* Materials provided *

* Begin *

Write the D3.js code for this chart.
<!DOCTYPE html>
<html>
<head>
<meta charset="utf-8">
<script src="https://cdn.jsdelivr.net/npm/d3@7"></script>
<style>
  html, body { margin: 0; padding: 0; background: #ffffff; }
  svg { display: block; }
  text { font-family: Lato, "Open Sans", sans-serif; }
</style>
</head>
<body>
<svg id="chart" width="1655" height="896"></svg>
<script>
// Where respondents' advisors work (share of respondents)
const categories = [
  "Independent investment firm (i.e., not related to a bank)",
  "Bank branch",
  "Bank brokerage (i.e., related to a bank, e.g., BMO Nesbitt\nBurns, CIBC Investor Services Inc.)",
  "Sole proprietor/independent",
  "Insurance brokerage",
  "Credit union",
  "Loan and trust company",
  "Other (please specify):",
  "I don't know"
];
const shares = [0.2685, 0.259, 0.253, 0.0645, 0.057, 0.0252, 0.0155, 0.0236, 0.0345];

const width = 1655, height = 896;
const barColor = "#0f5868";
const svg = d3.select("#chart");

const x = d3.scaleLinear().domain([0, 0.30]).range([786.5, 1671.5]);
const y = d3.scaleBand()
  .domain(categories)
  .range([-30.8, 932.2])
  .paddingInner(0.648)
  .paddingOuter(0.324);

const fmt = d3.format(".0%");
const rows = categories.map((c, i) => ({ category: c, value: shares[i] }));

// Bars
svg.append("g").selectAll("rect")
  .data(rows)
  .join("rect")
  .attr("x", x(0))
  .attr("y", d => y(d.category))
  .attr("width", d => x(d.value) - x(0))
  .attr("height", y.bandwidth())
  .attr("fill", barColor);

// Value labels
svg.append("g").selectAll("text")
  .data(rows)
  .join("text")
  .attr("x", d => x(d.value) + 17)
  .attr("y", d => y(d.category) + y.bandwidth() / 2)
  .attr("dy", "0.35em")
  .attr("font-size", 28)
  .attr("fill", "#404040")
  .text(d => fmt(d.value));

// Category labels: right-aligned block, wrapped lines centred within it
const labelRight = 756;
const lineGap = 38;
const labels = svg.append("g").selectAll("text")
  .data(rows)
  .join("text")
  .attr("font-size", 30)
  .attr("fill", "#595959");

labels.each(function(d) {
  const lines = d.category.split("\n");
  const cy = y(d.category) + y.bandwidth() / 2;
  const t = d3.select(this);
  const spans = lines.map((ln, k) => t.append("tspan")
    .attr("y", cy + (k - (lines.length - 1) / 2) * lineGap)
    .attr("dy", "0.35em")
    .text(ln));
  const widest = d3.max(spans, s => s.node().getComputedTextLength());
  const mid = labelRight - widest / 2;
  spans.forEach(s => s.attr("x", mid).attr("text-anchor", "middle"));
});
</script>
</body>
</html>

* End *
* Begin *

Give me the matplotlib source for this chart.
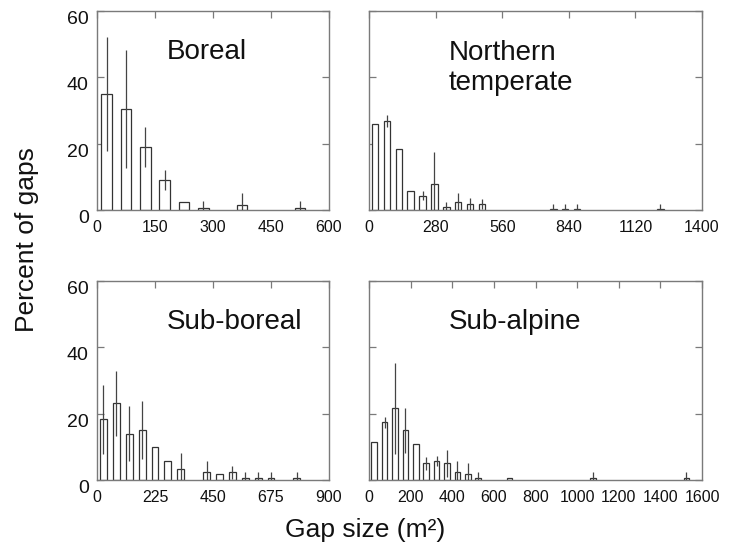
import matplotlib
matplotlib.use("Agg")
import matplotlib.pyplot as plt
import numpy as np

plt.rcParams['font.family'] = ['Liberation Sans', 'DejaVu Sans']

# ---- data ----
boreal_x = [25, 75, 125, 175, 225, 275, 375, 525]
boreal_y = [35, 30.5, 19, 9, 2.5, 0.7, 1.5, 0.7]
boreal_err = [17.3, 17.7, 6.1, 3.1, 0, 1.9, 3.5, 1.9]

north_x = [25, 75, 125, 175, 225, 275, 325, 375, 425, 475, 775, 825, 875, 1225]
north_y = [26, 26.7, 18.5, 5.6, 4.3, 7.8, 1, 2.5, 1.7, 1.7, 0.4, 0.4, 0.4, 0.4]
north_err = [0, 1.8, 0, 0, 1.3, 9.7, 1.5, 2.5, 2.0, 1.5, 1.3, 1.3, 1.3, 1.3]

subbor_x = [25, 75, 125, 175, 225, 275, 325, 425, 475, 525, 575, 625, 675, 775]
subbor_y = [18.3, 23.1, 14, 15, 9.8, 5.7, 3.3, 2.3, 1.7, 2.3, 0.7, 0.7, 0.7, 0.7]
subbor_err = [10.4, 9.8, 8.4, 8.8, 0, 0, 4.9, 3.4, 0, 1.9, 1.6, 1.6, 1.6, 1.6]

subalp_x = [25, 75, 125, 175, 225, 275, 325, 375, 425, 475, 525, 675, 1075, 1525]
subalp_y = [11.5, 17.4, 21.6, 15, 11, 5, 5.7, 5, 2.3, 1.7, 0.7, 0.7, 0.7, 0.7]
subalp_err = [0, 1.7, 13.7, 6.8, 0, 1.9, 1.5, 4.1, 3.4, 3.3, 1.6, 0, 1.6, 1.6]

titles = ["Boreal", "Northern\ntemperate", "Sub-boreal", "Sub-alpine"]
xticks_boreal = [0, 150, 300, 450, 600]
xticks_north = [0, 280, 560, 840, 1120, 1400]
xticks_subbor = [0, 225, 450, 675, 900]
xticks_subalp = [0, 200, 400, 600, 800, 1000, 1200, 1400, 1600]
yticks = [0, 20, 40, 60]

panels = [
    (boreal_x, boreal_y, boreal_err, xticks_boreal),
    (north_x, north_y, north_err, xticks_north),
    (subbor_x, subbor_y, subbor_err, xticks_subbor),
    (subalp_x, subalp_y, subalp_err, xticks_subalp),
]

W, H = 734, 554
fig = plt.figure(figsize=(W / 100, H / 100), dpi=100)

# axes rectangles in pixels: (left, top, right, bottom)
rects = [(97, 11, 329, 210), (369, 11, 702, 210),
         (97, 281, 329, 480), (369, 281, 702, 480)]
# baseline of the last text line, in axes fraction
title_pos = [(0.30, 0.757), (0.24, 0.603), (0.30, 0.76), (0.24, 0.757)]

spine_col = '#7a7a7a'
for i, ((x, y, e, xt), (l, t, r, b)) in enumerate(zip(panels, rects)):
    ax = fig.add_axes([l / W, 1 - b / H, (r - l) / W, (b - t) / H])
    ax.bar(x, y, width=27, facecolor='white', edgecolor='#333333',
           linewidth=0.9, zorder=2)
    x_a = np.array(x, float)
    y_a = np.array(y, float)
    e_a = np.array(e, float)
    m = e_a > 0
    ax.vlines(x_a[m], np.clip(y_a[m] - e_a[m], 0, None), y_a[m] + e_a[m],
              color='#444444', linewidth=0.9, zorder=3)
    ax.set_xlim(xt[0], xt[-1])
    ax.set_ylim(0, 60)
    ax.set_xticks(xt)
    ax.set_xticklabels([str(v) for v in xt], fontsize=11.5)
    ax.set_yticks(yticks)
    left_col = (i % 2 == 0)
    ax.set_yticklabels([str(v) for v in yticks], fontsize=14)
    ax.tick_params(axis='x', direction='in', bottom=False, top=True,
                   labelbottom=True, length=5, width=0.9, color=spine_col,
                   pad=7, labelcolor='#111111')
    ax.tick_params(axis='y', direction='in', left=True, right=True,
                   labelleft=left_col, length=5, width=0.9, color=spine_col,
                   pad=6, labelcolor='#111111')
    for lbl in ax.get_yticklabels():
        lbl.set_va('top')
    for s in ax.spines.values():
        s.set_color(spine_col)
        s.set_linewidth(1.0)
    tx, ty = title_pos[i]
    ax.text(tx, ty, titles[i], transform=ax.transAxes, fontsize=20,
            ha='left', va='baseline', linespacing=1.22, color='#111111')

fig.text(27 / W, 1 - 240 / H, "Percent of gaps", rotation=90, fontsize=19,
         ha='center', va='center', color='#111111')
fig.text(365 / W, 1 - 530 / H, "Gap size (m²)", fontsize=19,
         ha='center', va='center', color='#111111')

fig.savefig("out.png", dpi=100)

* End *

* What is required *
Give again, word for word, only the lines starting at the line with "Give me the matplotlib source for this chart." and ending at the line with "fig = plt.figure(figsize=(W", keeping both end lines; pictures stay out.

* Answer below *
Give me the matplotlib source for this chart.
import matplotlib
matplotlib.use("Agg")
import matplotlib.pyplot as plt
import numpy as np

plt.rcParams['font.family'] = ['Liberation Sans', 'DejaVu Sans']

# ---- data ----
boreal_x = [25, 75, 125, 175, 225, 275, 375, 525]
boreal_y = [35, 30.5, 19, 9, 2.5, 0.7, 1.5, 0.7]
boreal_err = [17.3, 17.7, 6.1, 3.1, 0, 1.9, 3.5, 1.9]

north_x = [25, 75, 125, 175, 225, 275, 325, 375, 425, 475, 775, 825, 875, 1225]
north_y = [26, 26.7, 18.5, 5.6, 4.3, 7.8, 1, 2.5, 1.7, 1.7, 0.4, 0.4, 0.4, 0.4]
north_err = [0, 1.8, 0, 0, 1.3, 9.7, 1.5, 2.5, 2.0, 1.5, 1.3, 1.3, 1.3, 1.3]

subbor_x = [25, 75, 125, 175, 225, 275, 325, 425, 475, 525, 575, 625, 675, 775]
subbor_y = [18.3, 23.1, 14, 15, 9.8, 5.7, 3.3, 2.3, 1.7, 2.3, 0.7, 0.7, 0.7, 0.7]
subbor_err = [10.4, 9.8, 8.4, 8.8, 0, 0, 4.9, 3.4, 0, 1.9, 1.6, 1.6, 1.6, 1.6]

subalp_x = [25, 75, 125, 175, 225, 275, 325, 375, 425, 475, 525, 675, 1075, 1525]
subalp_y = [11.5, 17.4, 21.6, 15, 11, 5, 5.7, 5, 2.3, 1.7, 0.7, 0.7, 0.7, 0.7]
subalp_err = [0, 1.7, 13.7, 6.8, 0, 1.9, 1.5, 4.1, 3.4, 3.3, 1.6, 0, 1.6, 1.6]

titles = ["Boreal", "Northern\ntemperate", "Sub-boreal", "Sub-alpine"]
xticks_boreal = [0, 150, 300, 450, 600]
xticks_north = [0, 280, 560, 840, 1120, 1400]
xticks_subbor = [0, 225, 450, 675, 900]
xticks_subalp = [0, 200, 400, 600, 800, 1000, 1200, 1400, 1600]
yticks = [0, 20, 40, 60]

panels = [
    (boreal_x, boreal_y, boreal_err, xticks_boreal),
    (north_x, north_y, north_err, xticks_north),
    (subbor_x, subbor_y, subbor_err, xticks_subbor),
    (subalp_x, subalp_y, subalp_err, xticks_subalp),
]

W, H = 734, 554
fig = plt.figure(figsize=(W / 100, H / 100), dpi=100)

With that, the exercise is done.